Among them skills training, formation of community groups and youth clubs, helping small business start-ups, poverty eradication, and the practise of democratic action through structures such as community and parish development committees.

In the course of history, the SDC's National Twenty20 Community Cricket Competition will surely be remembered among its most admirable.

It's an incontrovertible fact that since its formation, 12 years ago, the SDC competition has been Jamaica's most popular domestic cricket competition.

Over a period when cricket has been on the wane, both as participation and spectator sport, the SDC tournament has consistently caused a buzz, attracting hundreds to its games and thousands to its grand final.

The most recent final, last Sunday, between Westmoreland-based Orange Hill and Gayle Cricket Club of St Mary was attended by thousands of people.

That's in sharp contrast with the final of the Jamaica Cricket Association (JCA) all-island 50-overs club championship the previous day attended by scores of people.

No wonder then that the JCA has now become a major partner with the SDC in the latter's cricket competition, and that world-famous brewers J Wray & Nephew have chosen to invest $42 million in the competition sponsorship support virtually unheard of in nowadays Jamaica cricket.

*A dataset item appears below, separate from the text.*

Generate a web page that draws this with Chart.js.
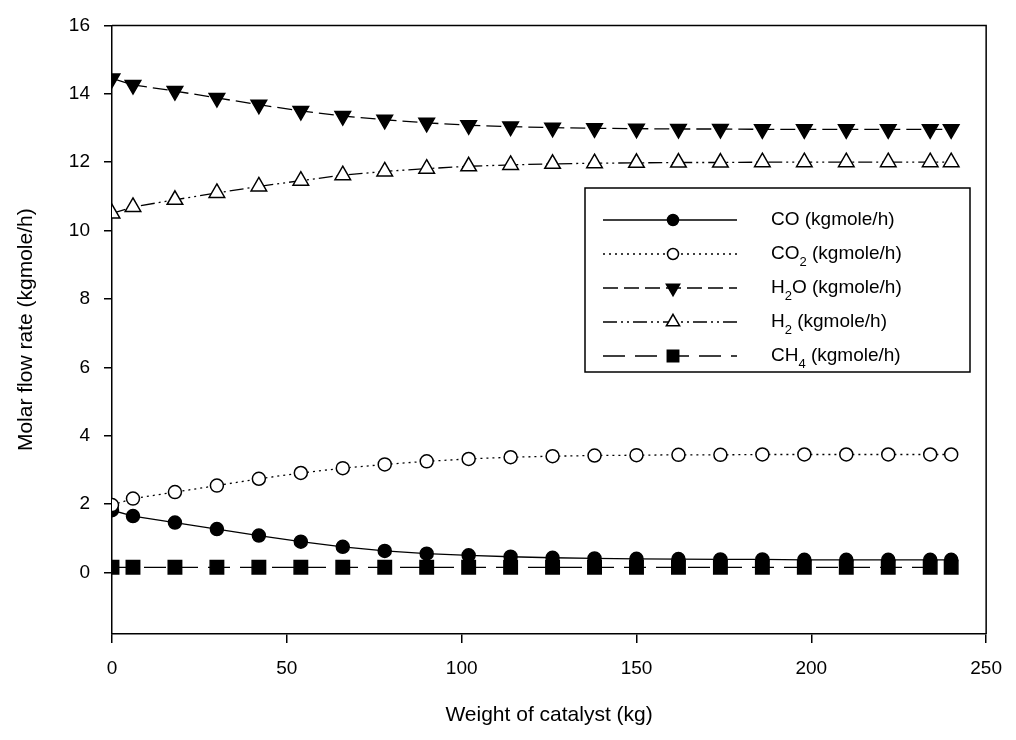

Mr Terrence Richards, SDC's senior programme coordinator, tells us that the competition is more than being just about cricket and that in fact, part of the winning prize money of $1.2 million must go towards a business project to be developed in the community properly thought out, organised and monitored.

Obviously too, the cricket competition is pulling community and people together in a manner best achieved through sport.

Mr Richards tells us that, “Sport acts as a catalyst to get the excitement created in the community to build camaraderie, and through that we carry out other programmes ... this (cricket competition) is a stimulus for the other programmes that we do.”

To the Government, we say, it makes sense to look to this project created and developed by the SDC as a template, among the mix of solutions, as the country grapples with out-of-control crime, and a wide range of social problems, including poverty.